When I watched him tonight on Countdown, I was impressed with his explanation of the Scots Irish people. I have done a lot of genealogical research, and one, maybe two, of my lines came into the US through North Carolina. I have followed some as they traveled south west into Georgia and Alabama. They all ended up coming to Florida eventually.
I have read family books from others who have researched these lines, and they were a proud, strong, and may I say stubborn bunch. I am like Webb, I do not like the stereotyping. There were other factors in play. One of them was the way Hillary and Bill Clinton were campaigning there...which did not help.
Webb's comments:
ABC interview with WebbWebb, whose 2005 book Born Fighting looks at how the Scots-Irish have shaped America, said Wednesday that he bristles when it is suggested that racism is behind Obama's paltry performance among this group.

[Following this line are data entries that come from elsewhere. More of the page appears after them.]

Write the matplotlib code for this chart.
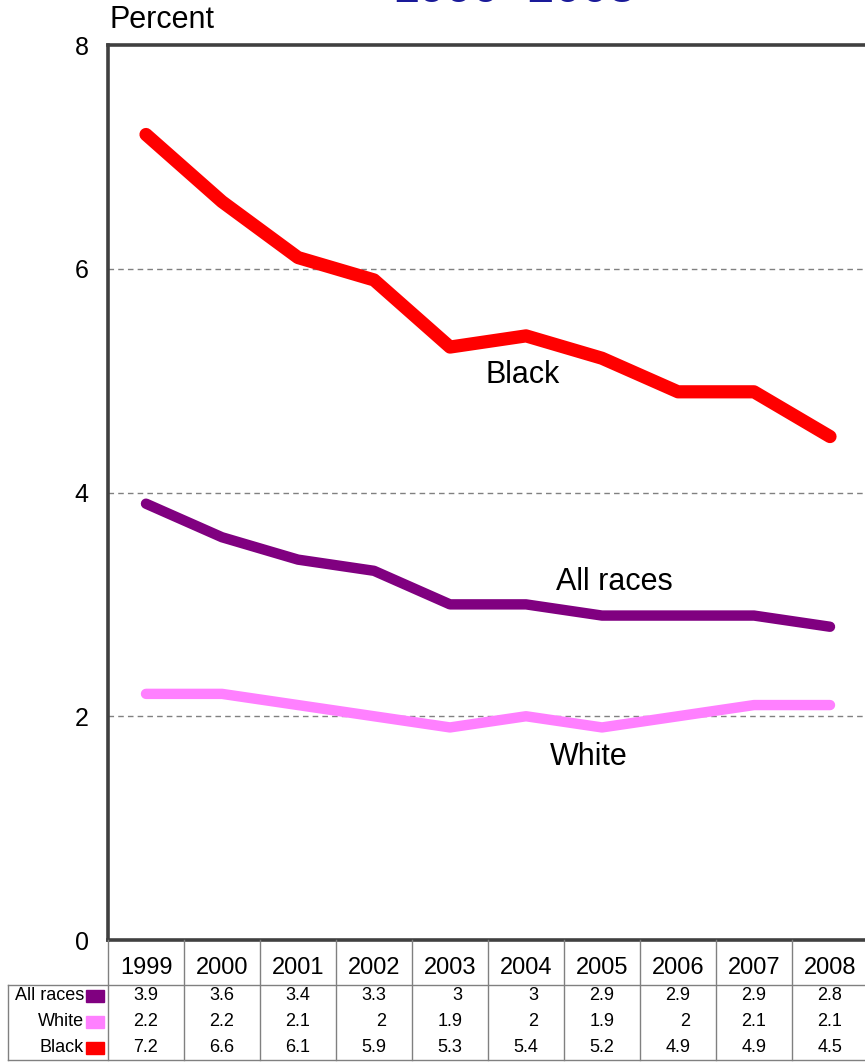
import numpy as np
import matplotlib.pyplot as plt
from matplotlib.transforms import Bbox, TransformedBbox

plt.rcParams['font.family'] = ['Liberation Sans', 'DejaVu Sans']

years = ['1999', '2000', '2001', '2002', '2003', '2004', '2005', '2006', '2007', '2008']
all_races = [3.9, 3.6, 3.4, 3.3, 3, 3, 2.9, 2.9, 2.9, 2.8]
white = [2.2, 2.2, 2.1, 2, 1.9, 2, 1.9, 2, 2.1, 2.1]
black = [7.2, 6.6, 6.1, 5.9, 5.3, 5.4, 5.2, 4.9, 4.9, 4.5]
series_names = ['All races', 'White', 'Black']
series_colors = ['#800080', '#ff80ff', '#ff0000']

W, H = 865, 1064
fig = plt.figure(figsize=(W / 100, H / 100), dpi=100)

# main plot area (right spine falls just outside the picture)
left, right, top, bottom = 108, 868, 45, 940
ax = fig.add_axes([left / W, 1 - bottom / H, (right - left) / W, (bottom - top) / H])
x = np.arange(len(years))
ax.set_xlim(-0.5, len(years) - 0.5)
ax.set_ylim(0, 8)

for yv in [2, 4, 6]:
    ax.axhline(yv, color='#808080', lw=1, ls=(0, (4, 3)), zorder=1)

ax.plot(x, black, color=series_colors[2], lw=9.5, solid_capstyle='round', solid_joinstyle='round', zorder=3)
ax.plot(x, all_races, color=series_colors[0], lw=7.5, solid_capstyle='round', solid_joinstyle='round', zorder=3)
ax.plot(x, white, color=series_colors[1], lw=7.5, solid_capstyle='round', solid_joinstyle='round', zorder=3)

ax.text(4.95, 5.05, 'Black', fontsize=22, ha='center', va='center')
ax.text(6.16, 3.2, 'All races', fontsize=22, ha='center', va='center')
ax.text(5.82, 1.64, 'White', fontsize=22, ha='center', va='center')

ax.set_yticks([0, 2, 4, 6, 8])
ax.set_xticks([])
ax.tick_params(axis='y', length=0, pad=14, labelsize=18)
for s in ['left', 'top', 'bottom']:
    ax.spines[s].set_color('#404040')
    ax.spines[s].set_linewidth(2.6)
ax.spines['right'].set_visible(False)

fig.text(110 / W, 1 - 20 / H, 'Percent', fontsize=22, ha='left', va='center')
# title is cut off by the top edge, only a thin strip of it shows
title = fig.text(514 / W, 1 - 1.5 / H, '1999\u20132008', fontsize=35, color='#1a1a99',
                 ha='center', va='baseline')
title.set_clip_box(TransformedBbox(Bbox([[0, 1 - 3 / H], [1, 1]]), fig.transFigure))
title.set_clip_on(True)

# data table under the plot
tb_top, tb_bot = 940, 1060
tax = fig.add_axes([left / W, 1 - tb_bot / H, (right - left) / W, (tb_bot - tb_top) / H])
tax.set_xlim(-0.5, len(years) - 0.5)
tax.set_ylim(tb_bot - tb_top, 0)  # pixel rows, downward
tax.axis('off')

lab_left = -0.5 - (left - 8) / 76
grid_kw = dict(color='#808080', lw=1, clip_on=False)
for i in range(len(years) + 1):
    tax.plot([i - 0.5, i - 0.5], [0, 120], **grid_kw)
tax.plot([lab_left, lab_left], [45, 120], **grid_kw)
tax.plot([lab_left, len(years) - 0.5], [45, 45], **grid_kw)
tax.plot([lab_left, len(years) - 0.5], [120, 120], **grid_kw)

for i, yr in enumerate(years):
    tax.text(i, 28, yr, fontsize=17, ha='center', va='center')

rows = [all_races, white, black]
row_y = [56, 82, 108]
for name, vals, color, ry in zip(series_names, rows, series_colors, row_y):
    tax.text(-0.5 - 24 / 76, ry, name, fontsize=13, ha='right', va='center', clip_on=False)
    tax.add_patch(plt.Rectangle((-0.5 - 22 / 76, ry - 6), 18 / 76, 12, color=color, clip_on=False))
    for i, v in enumerate(vals):
        tax.text(i + 0.16, ry, f'{v:g}', fontsize=13, ha='right', va='center')

fig.savefig('out.png', dpi=100)
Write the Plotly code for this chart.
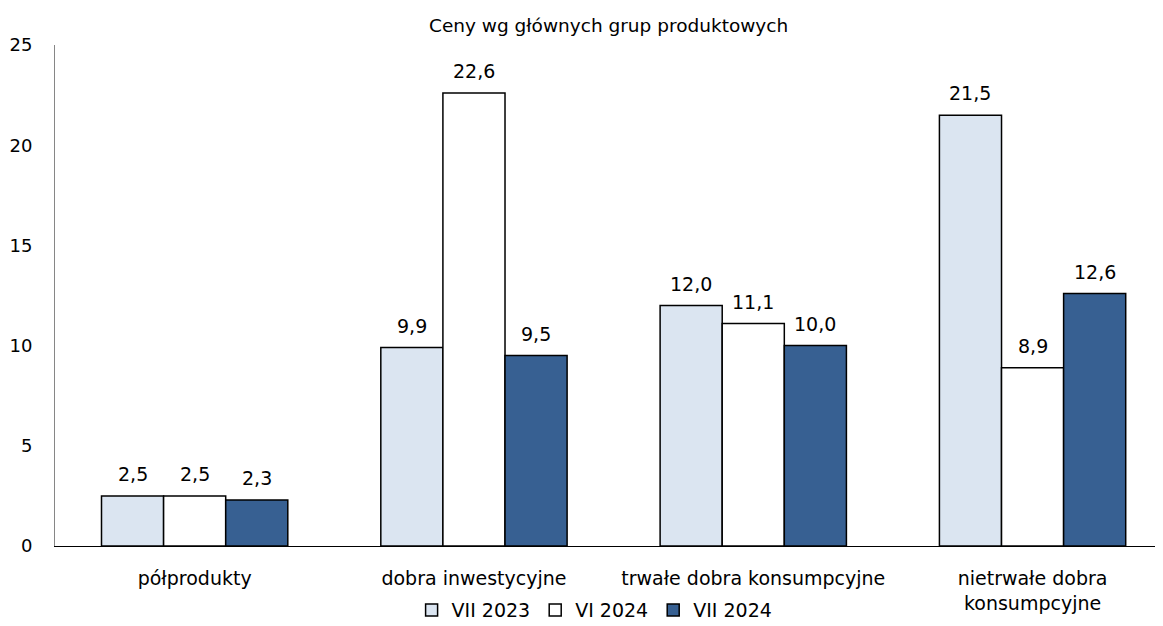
import plotly.graph_objects as go

categories = ["półprodukty", "dobra inwestycyjne", "trwałe dobra konsumpcyjne", "nietrwałe dobra<br>konsumpcyjne"]
series_names = ["VII 2023", "VI 2024", "VII 2024"]
vii_2023 = [2.5, 9.9, 12.0, 21.5]
vi_2024 = [2.5, 22.6, 11.1, 8.9]
vii_2024 = [2.3, 9.5, 10.0, 12.6]
y_ticks = [0, 5, 10, 15, 20, 25]
title_text = "Ceny wg głównych grup produktowych"

colors = ["#DBE5F1", "#FFFFFF", "#376092"]
FONT = "DejaVu Sans"

def fmt(v):
    return f"{v:.1f}".replace(".", ",")

W, H = 1155, 618
ML, MR, MT, MB = 47, 0, 37, 80
x_range = [-0.5, 3.467]
bargap = 0.333
cat_px = (W - ML - MR) / (x_range[1] - x_range[0])
bar_px = cat_px * (1 - bargap) / 3

fig = go.Figure()
all_series = [vii_2023, vi_2024, vii_2024]
for name, vals, col in zip(series_names, all_series, colors):
    fig.add_trace(go.Bar(
        x=categories, y=vals, name=name,
        marker=dict(color=col, line=dict(color="#000000", width=1.5)),
    ))

annotations = []
for i, vals in enumerate(all_series):
    for cat, v in zip(categories, vals):
        annotations.append(dict(
            x=cat, y=v, xref="x", yref="y", text=fmt(v), showarrow=False,
            xanchor="center", yanchor="bottom", xshift=(i - 1) * bar_px, yshift=9,
            font=dict(family=FONT, size=19, color="#000000"),
        ))

fig.update_layout(
    width=W, height=H,
    margin=dict(l=ML, r=MR, t=MT, b=MB, autoexpand=False),
    paper_bgcolor="white", plot_bgcolor="white",
    barmode="group", bargap=bargap, bargroupgap=0,
    font=dict(family=FONT, size=17, color="#000000"),
    title=dict(text=title_text, x=0.520, xanchor="center", y=0.971, yanchor="middle",
               font=dict(family=FONT, size=18.5, color="#000000")),
    showlegend=True,
    legend=dict(orientation="h", x=0.487, xanchor="center", y=-0.128, yanchor="middle",
                font=dict(family=FONT, size=19), itemwidth=30, traceorder="normal",
                itemclick=False, itemdoubleclick=False),
    annotations=annotations,
)
fig.update_xaxes(
    type="category", range=x_range,
    showline=True, linecolor="#000000", linewidth=1,
    ticks="", showgrid=False, tickfont=dict(family=FONT, size=19),
    ticklabelstandoff=15,
)
fig.update_yaxes(
    range=[0, 25], tickvals=y_ticks, ticktext=[str(t) for t in y_ticks],
    showline=True, linecolor="#868686", linewidth=1,
    ticks="", showgrid=False, zeroline=False, ticklabelstandoff=18,
    tickfont=dict(family=FONT, size=18),
)

fig.write_html("out.html")
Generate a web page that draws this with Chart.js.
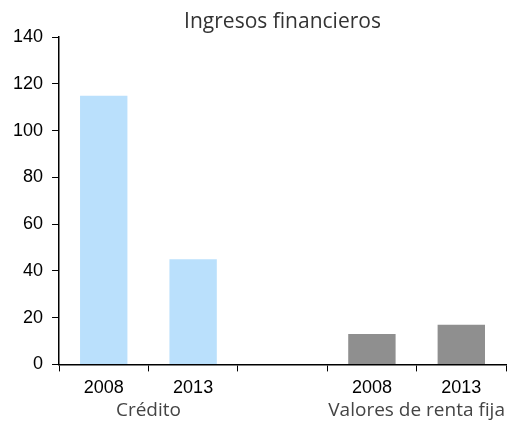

"When I hear people say this is racism, it gets my back up a little bit because that's my cultural group," said Webb. "This isn't Selma, 1965."
During his Wednesday interview on MSNBC's "Morning Joe," Webb touted a 2004 op-ed he wrote for The Wall Street Journal in which he not only argued that diversity programs have had "an unequal impact" on white ethnic groups but also expressed his hope that an alliance could one day be forged with African Americans.
"The key thing," said Webb, is "if this cultural group could get at the same table with black America, you could really change American politics because they have so much in common in terms of what they need out of government."
I also remembered his interview with the Washington Post in June of last year. He spoke of his grandparents in Arkansas and how they weathered the Great Depression. Only a good man can be so simple, clear and eloquent in explaining something like this.
I remember my grandparents and parents talking about the hardships during that time, so this was hitting home.
Jim Webb speaks of his grandparents in Arkansas during the depression..Sen. Jim Webb is talking about his mother's family, which lived in hardscrabble eastern Arkansas during the Great Depression and was so poor "there was nothing -- not even money." The Democrats built their party around such people, Webb is saying, while the Republicans never cared about them.
Webb quoted a part of a song by Alabama..Song of the South.
"Well somebody told us Wall Street fell,
But we were so poor that we couldn't tell.
Cotton was short and the weeds were tall.
But Mr. Roosevelt's a-gonna save us all."
Here is more of what he said in that interview that was impressive.
That kind of populist anger is part of the Democrats' past, and Webb argues that it's the party's future as well. But he worries that "the people at the top of the party don't comprehend the power of that message" and that as a result the Democrats may miss their best chance in a generation to reconnect with the American middle class.
"The Democrats need to embrace the fact that the greatest issue in America today is economic fairness," he says. He argues that if the Democrats construct a "fairness agenda" that tilts toward workers and away from corporations and the rich, "they will win big." John Edwards hasn't had much luck so far with the issue, which he has made the centerpiece of his presidential campaign. But some influential Democrats, including former Treasury secretary Lawrence Summers, share the focus on fairness.
Jim Webb had some not so kind words for Robert Rubin and his Rubinomics during the Clinton administration.
Webb says the future of the Dem party lies in rejecting Rubin wing of party."He criticized what he called 'the Rubin wing of the Democratic Party,' after Robert E. Rubin, former President Bill Clinton's Treasury secretary, saying those Democrats share the same problem as many Republicans: 'We're not paying attention to what has happened to basic working people in the country.' He said of the freshman Senate Democrats, six of them take a 'populist' view, and said they are bringing needed reinforcements to the Senate: 'We've got a number of us that pretty well see the economic issues the same way. I think that's the Democratic Party of the future."
Only 6 in the Senate with such views. Not nearly enough.
Webb reminds me of some members of my mostly Republican family. Other than their failure to see through Bush and the dangers he brought this country...they have accomplished much and have a common sense way about them. I see that in Webb, though I know some of his views are more conservative than mine.